Antisemitism would become the predominant ideology of the Third Reich.

Nazi racism victimized many groups of people, but it was against the Jews that the Nazi state mobilized all its resources for terror.

After the Nazi takeover of power, anti-Jewish measures were put into effect one after another: Jewish businesses were boycotted, then seized.  Jews were defined, separated from non-Jews. Jews were excluded from professions and studies. Jewish children were barred from schools. Jews were subjected to public humiliation.

The changes—whether gradual or sudden—were incomprehensible. Few could imagine what would happen. Even Jews.
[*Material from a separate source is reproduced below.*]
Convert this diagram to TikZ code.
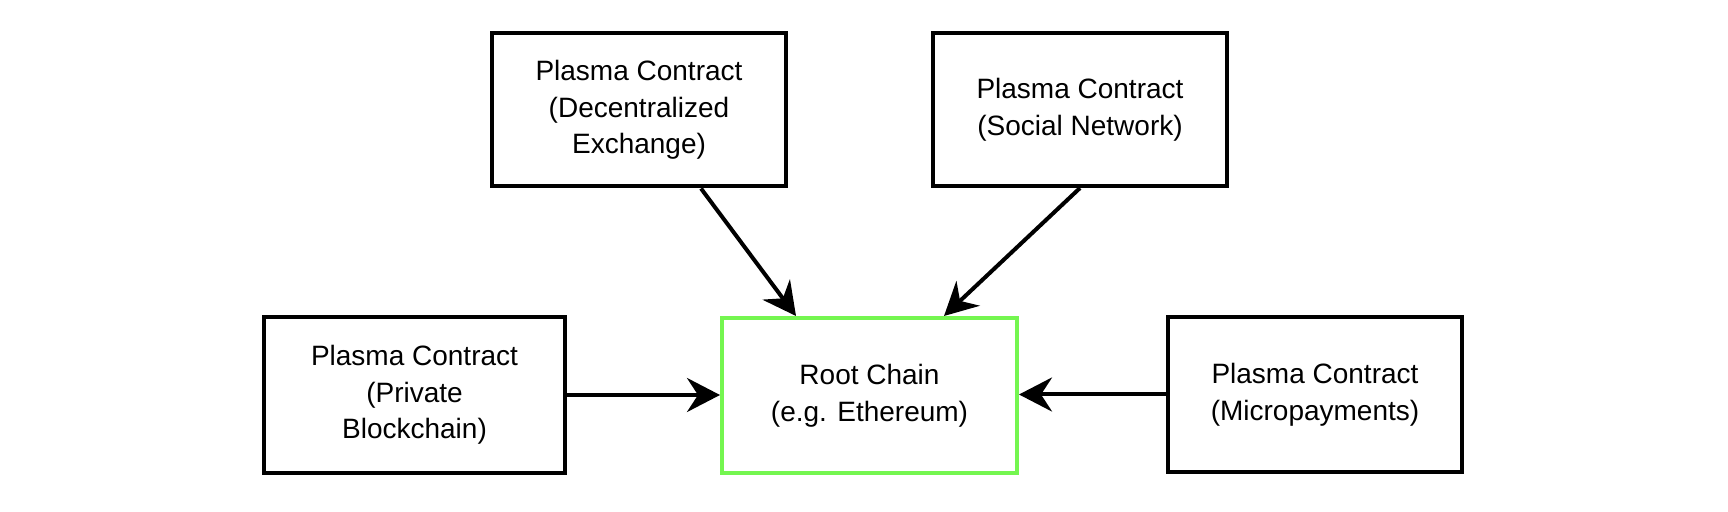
\documentclass[tikz,border=0pt]{standalone}
\usepackage{fontspec}
\setmainfont{Liberation Sans}
\usetikzlibrary{arrows.meta}
\definecolor{rootgreen}{RGB}{116,246,80}
\begin{document}
\begin{tikzpicture}[x=1pt,y=1pt,
  box/.style={draw=black, line width=2pt, fill=white, align=center,
    font=\fontsize{14}{18.3}\selectfont, inner sep=0pt},
  conn/.style={line width=2pt, -{Stealth[length=16.5pt,width=17pt,inset=5.5pt]}}]
\useasboundingbox (0,0) rectangle (864,-256);
\node[box, minimum width=147pt, minimum height=76.5pt] (A) at (319.5,-55) {Plasma Contract\\(Decentralized\\Exchange)};
\node[box, minimum width=147pt, minimum height=76.5pt] (B) at (540,-54.75) {Plasma Contract\\(Social Network)};
\node[box, minimum width=150.5pt, minimum height=78pt] (C) at (207.25,-197.5) {Plasma Contract\\(Private\\Blockchain)};
\node[box, draw=rootgreen, minimum width=147.5pt, minimum height=77.5pt] (root) at (434.75,-197.75) {Root Chain\\(e.g. Ethereum)};
\node[box, minimum width=147pt, minimum height=77.5pt] (D) at (657.5,-197.25) {Plasma Contract\\(Micropayments)};
\draw[conn] ([xshift=31pt]A.south) -- ([xshift=-36.75pt]root.north);
\draw[conn] (B.south) -- ([xshift=37.25pt]root.north);
\draw[conn] (C.east) -- (C.east -| root.west);
\draw[conn] (D.west) -- (D.west -| root.east);
\end{tikzpicture}
\end{document}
The Nazis took antisemitism to an unprecedented level of violence. Genocide: the systematic murder of millions of people deemed inferior. Six million Jews. These are some of them.

[Text on screen]
In the aftermath of the Holocaust, some Christian churches, including the Roman Catholic and Evangelical Lutheran Church in America, have re-examined their teachings on the Jews and Judaism.

Many denominations are continuing to address the role played by centuries of Christian antisemitism in contributing to circumstances that made the Holocaust possible.

Antisemitism did not end with the Holocaust and is a global problem today. Hatred of Jews based on religious, political, or racial ideologies continues among ordinary citizens, people of influence, and even under state sponsorship. This hatred often echoes the same falsehoods used by the Nazis. Efforts to distort or deny the Holocaust are among the ways that antisemitism is currently expressed.

The history of the Holocaust shows that targeting an entire group has far-reaching consequences. It leads to an increase in xenophobia, racism, and extremism throughout society, with potentially devastating consequences for individuals, communities, and nations.